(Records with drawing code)
****************
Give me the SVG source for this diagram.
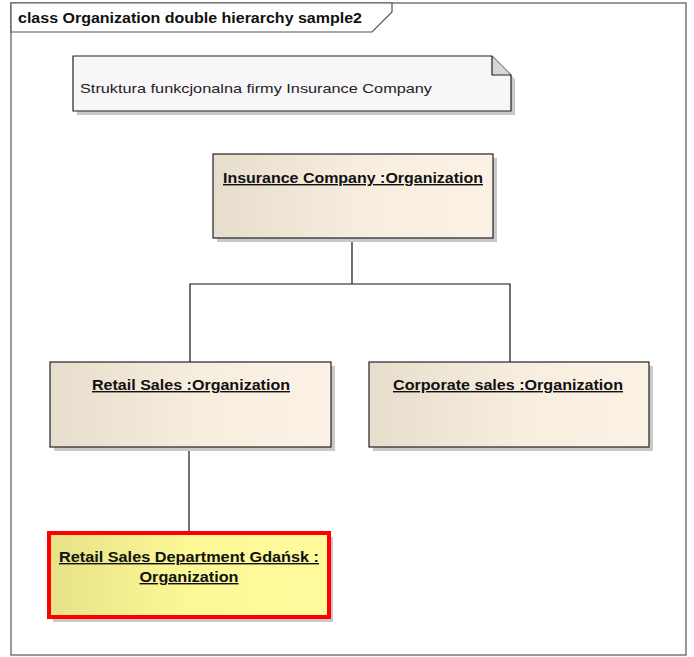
<svg xmlns="http://www.w3.org/2000/svg" width="694" height="657" viewBox="0 0 694 657">
  <defs>
    <linearGradient id="beige" x1="0" y1="0" x2="1" y2="0">
      <stop offset="0" stop-color="#e6ddcc"/>
      <stop offset="0.55" stop-color="#f8eee0"/>
      <stop offset="1" stop-color="#fbf1e4"/>
    </linearGradient>
    <linearGradient id="yellow" x1="0" y1="0" x2="1" y2="0">
      <stop offset="0" stop-color="#e6e287"/>
      <stop offset="0.5" stop-color="#fdf896"/>
      <stop offset="1" stop-color="#fffa9c"/>
    </linearGradient>
  </defs>
  <style>
    .frame { fill: #ffffff; stroke: #555555; stroke-width: 1.2; }
    .shadow { fill: #c9c9c9; }
    .box { fill: url(#beige); stroke: #222222; stroke-width: 1.2; }
    .hl { fill: url(#yellow); stroke: #ff0000; stroke-width: 4; }
    .note { fill: #f8f6f8; stroke: #222222; stroke-width: 1.2; }
    .fold { fill: #d8d6d8; stroke: #222222; stroke-width: 1.2; stroke-linejoin: round; }
    .title { font-family: "Liberation Sans", Arial, sans-serif; font-size: 14px; font-weight: bold; fill: #111111; }
    .label { font-family: "Liberation Sans", Arial, sans-serif; font-size: 14px; font-weight: bold; fill: #111111; text-anchor: middle; text-decoration: underline; }
    .notetext { font-family: "Liberation Sans", Arial, sans-serif; font-size: 13px; fill: #222222; }
    .conn { fill: none; stroke: #111111; stroke-width: 1.2; }
  </style>

  <!-- diagram frame with name tab -->
  <g id="frame">
    <rect class="frame" x="11" y="3" width="675" height="652"/>
    <path class="frame" d="M11,3 H392 V12 L372,32 H11 Z"/>
    <text class="title" x="18" y="23" textLength="344" lengthAdjust="spacingAndGlyphs">class Organization double hierarchy sample2</text>
  </g>

  <!-- note -->
  <g id="note">
    <path class="shadow" d="M77,60 H496 L515,79 V115 H77 Z"/>
    <path class="note" d="M73,56 H492 L511,75 V111 H73 Z"/>
    <path class="fold" d="M492,56 V75 H511"/>
    <text class="notetext" x="80" y="93" textLength="352" lengthAdjust="spacingAndGlyphs">Struktura funkcjonalna firmy Insurance Company</text>
  </g>

  <!-- connectors -->
  <g id="connectors">
    <path class="conn" d="M352,238 V284"/>
    <path class="conn" d="M190,362 V284 H510 V362"/>
    <path class="conn" d="M189,447 V531"/>
  </g>

  <g id="insurance-company">
    <rect class="shadow" x="217" y="158" width="280" height="84"/>
    <rect class="box" x="213" y="154" width="280" height="84"/>
    <text class="label" x="353" y="183" textLength="260" lengthAdjust="spacingAndGlyphs">Insurance Company :Organization</text>
  </g>

  <g id="retail-sales">
    <rect class="shadow" x="54" y="366" width="281" height="85"/>
    <rect class="box" x="50" y="362" width="281" height="85"/>
    <text class="label" x="191" y="390" textLength="198" lengthAdjust="spacingAndGlyphs">Retail Sales :Organization</text>
  </g>

  <g id="corporate-sales">
    <rect class="shadow" x="373" y="366" width="280" height="85"/>
    <rect class="box" x="369" y="362" width="280" height="85"/>
    <text class="label" x="508" y="390" textLength="230" lengthAdjust="spacingAndGlyphs">Corporate sales :Organization</text>
  </g>

  <g id="retail-sales-gdansk">
    <rect class="shadow" x="53" y="537" width="280" height="85"/>
    <rect class="hl" x="49" y="533" width="280" height="84"/>
    <text class="label" x="189" y="562" textLength="260" lengthAdjust="spacingAndGlyphs">Retail Sales Department Gdańsk :</text>
    <text class="label" x="189" y="582" textLength="99" lengthAdjust="spacingAndGlyphs">Organization</text>
  </g>
</svg>
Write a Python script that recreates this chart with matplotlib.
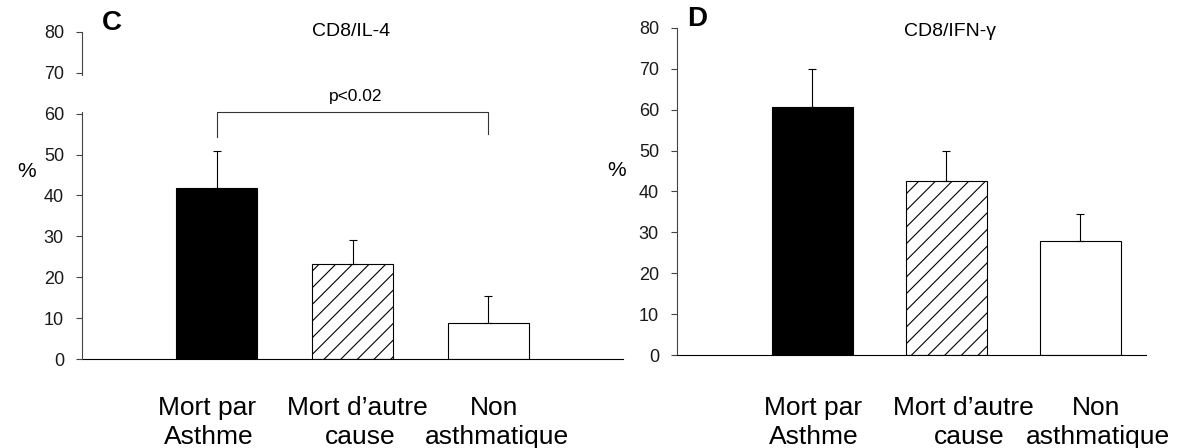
import matplotlib.pyplot as plt
import numpy as np

plt.rcParams['font.family'] = ['Liberation Sans', 'DejaVu Sans']
plt.rcParams['hatch.linewidth'] = 0.8

groups = ['Mort par Asthme', "Mort d'autre cause", 'Non asthmatique']
label_top = ['Mort par', "Mort d\u2019autre", 'Non']
label_bot = ['Asthme', 'cause', 'asthmatique']
il4_mean = [41.8, 23.2, 8.8]
il4_err = [9.1, 5.9, 6.6]
ifn_mean = [60.6, 42.5, 27.9]
ifn_err = [9.3, 7.4, 6.6]
yticks = [0, 10, 20, 30, 40, 50, 60, 70, 80]

faces = ['black', 'white', 'white']
hatches = [None, '//', None]

W, H = 1178, 448
fig = plt.figure(figsize=(W / 100, H / 100), dpi=100)
# axes boxes from pixel positions (left, bottom-from-top, right, top)
ax1 = fig.add_axes([82 / W, 1 - 359 / H, (623 - 82) / W, (359 - 32) / H])
ax2 = fig.add_axes([677 / W, 1 - 355 / H, (1146 - 677) / W, (355 - 28) / H])

x = np.arange(len(groups))


def panel(ax, means, errs, xlim, split_spine=False):
    for i in range(len(x)):
        ax.bar(x[i], means[i], width=0.6, color=faces[i], edgecolor='black',
               linewidth=0.8, hatch=hatches[i], zorder=2)
    ax.errorbar(x, means, yerr=[np.zeros(len(errs)), errs], fmt='none',
                ecolor='black', elinewidth=0.8, capsize=3, capthick=0.8, zorder=3)
    ax.set_xlim(*xlim)
    ax.set_ylim(0, 80)
    ax.set_yticks(yticks)
    ax.set_xticks([])
    ax.spines['top'].set_visible(False)
    ax.spines['right'].set_visible(False)
    ax.spines['bottom'].set_linewidth(0.8)
    ax.spines['left'].set_linewidth(0.8)
    ax.spines['left'].set_color('#444444')
    if split_spine:
        # scanned original: left axis line broken between 60 and 70
        ax.spines['left'].set_visible(False)
        for lo, hi in [(0, 60.5), (69.5, 80)]:
            ax.plot([xlim[0], xlim[0]], [lo, hi], color='#444444', lw=0.8,
                    clip_on=False, zorder=4)
    ax.tick_params(axis='y', direction='out', length=4, width=0.8,
                   labelsize=13, pad=9, colors='#444444', labelcolor='#1a1a1a')
    ax.patch.set_alpha(0)


panel(ax1, il4_mean, il4_err, (-0.99, 2.99), split_spine=True)
panel(ax2, ifn_mean, ifn_err, (-1.01, 2.49))

# significance bracket
ax1.plot([0, 0, 2, 2], [54.3, 60.4, 60.4, 55.0], color='#333333', lw=0.8)
ax1.text(1.02, 64.1, 'p<0.02', ha='center', va='center', fontsize=12.5)

fig.text(112 / W, 1 - 23 / H, 'C', fontsize=20, fontweight='bold',
         ha='center', va='center')
fig.text(697 / W, 1 - 19 / H, 'D', fontsize=20, fontweight='bold',
         ha='center', va='center')
fig.text(351 / W, 1 - 32 / H, 'CD8/IL-4', fontsize=14, ha='center', va='center')
fig.text(950 / W, 1 - 32 / H, 'CD8/IFN-\u03b3', fontsize=14, ha='center',
         va='center')

fig.text(27 / W, 1 - 171 / H, '%', fontsize=15, ha='center', va='center')
fig.text(617 / W, 1 - 170 / H, '%', fontsize=15, ha='center', va='center')

# two-line category labels, offsets in pixels from the bar centres
label_px = {
    ax1: ([-10, 5, 6], [-8, 8, 9]),
    ax2: ([1, 17, 16], [1, 23, 18]),
}
for ax, (off_top, off_bot) in label_px.items():
    for i in range(len(x)):
        cx = ax.transData.transform((x[i], 0))[0]
        fig.text((cx + off_top[i]) / W, 1 - 415 / H, label_top[i],
                 ha='center', va='baseline', fontsize=19)
        fig.text((cx + off_bot[i]) / W, 1 - 444 / H, label_bot[i],
                 ha='center', va='baseline', fontsize=19)

fig.savefig('out.png', dpi=100)
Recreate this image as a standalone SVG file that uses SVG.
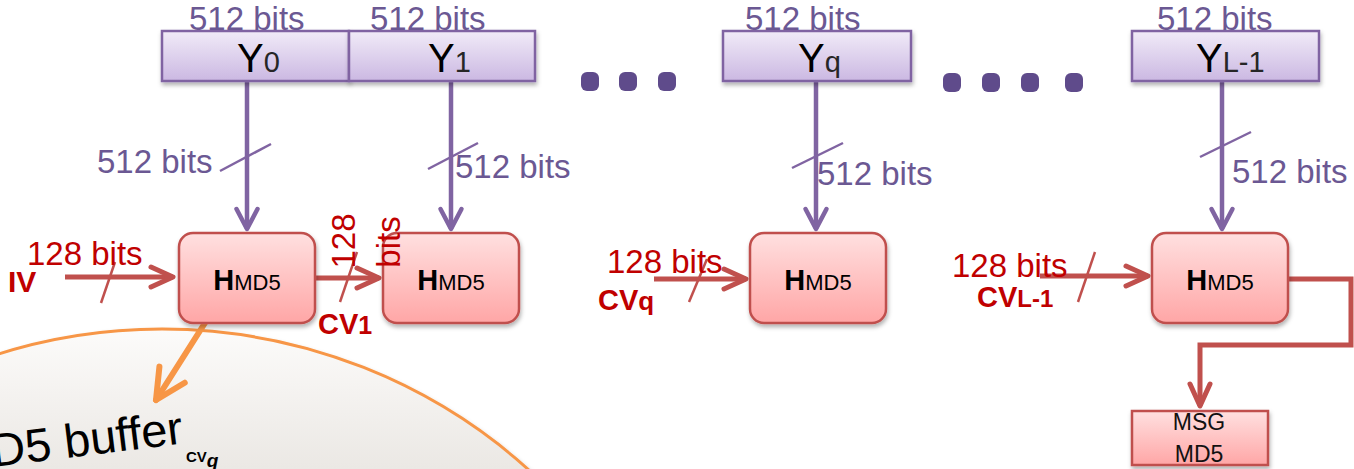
****************
Both the line containing "Write a Python" and the line containing "plt.rcParams['hatch.linewidth'] = 0.8" belong in the copy, along with every line between them. Reproduce that stretch exactly, without the pictures.

Write a Python script that recreates this chart with matplotlib.
import matplotlib.pyplot as plt
import numpy as np

plt.rcParams['font.family'] = ['Liberation Sans', 'DejaVu Sans']
plt.rcParams['hatch.linewidth'] = 0.8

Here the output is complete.